Woodworks had been open only eight months when it was gutted by an accidental fire in July 2015. It didn't reopen until November last year. It's in a prominent but unlikely location right on a major, largely pedestrian-free, intersection, where Great North Rd becomes Avondale's main strip. In a tight hospitality market, where the floor size to table quantity ratio can offer a crucial guide to an owner's profitability, Woodworks offers an accountant-troubling amount of space and sense of freedom.
SUSTENANCE & SWILL
The breakfast bruschetta was eggs benedict with chopped tomatoes and avocado, while the breakfast burger was bacon, eggs and rosti in a burger bun. This sort of cute marketing of breakfast is a savvy sales play in a crowded brunch market, but its long-term success depends on delivery of a quality eating experience. The bruschetta was nicely balanced, with a good thick swirl of bacon under the hollandaise, and the pile of chopped tomato and avocado spilling off to the side offered a freshness spike through the delicious fats. The burger bun was thick but light, and although there is a fair question to be asked as to whether potato should ever be served on white bread, it was fairly delicious, although the relentlessness of the grease eventually started to weigh a little heavy.

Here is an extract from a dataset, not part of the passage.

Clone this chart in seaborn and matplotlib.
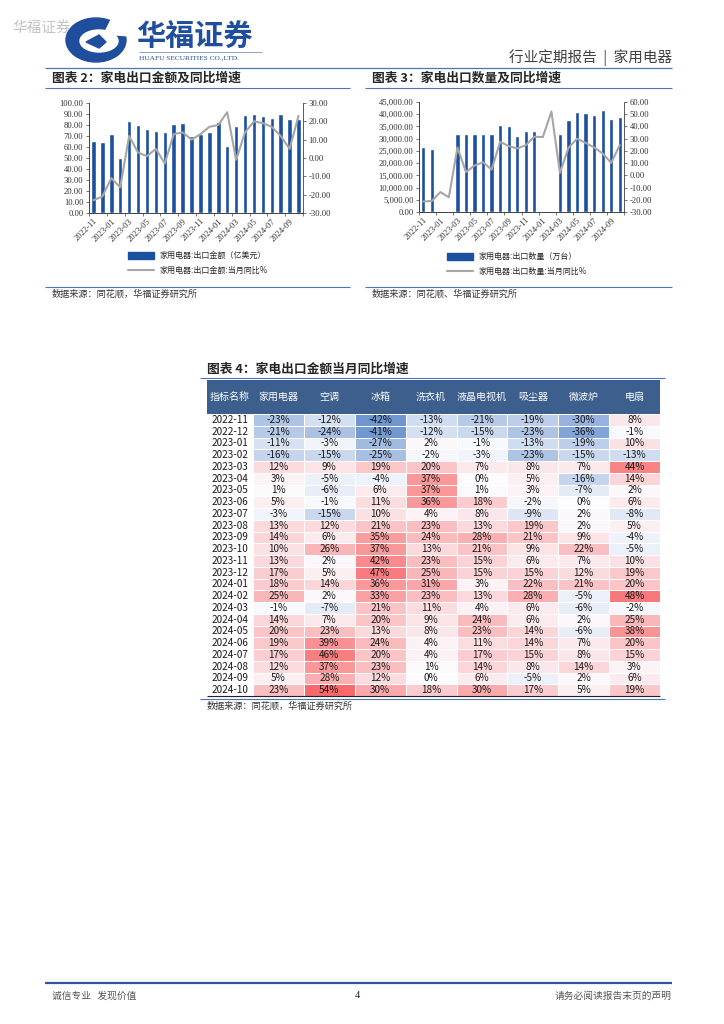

The waiter took our order without a notepad, then repeated it back to us wrongly. We corrected him, and he went away to the kitchen with an updated wrong version, so my wife got the full-sized burger rather than the half-size she had ordered. We told him about it and he charged us only for the half, but it was all so unnecessary and for what? A waiterly flamboyance? Or worse, laziness? My wife looked up user reviews of Woodworks online and discovered their notepad-free method had yielded inaccurate results before.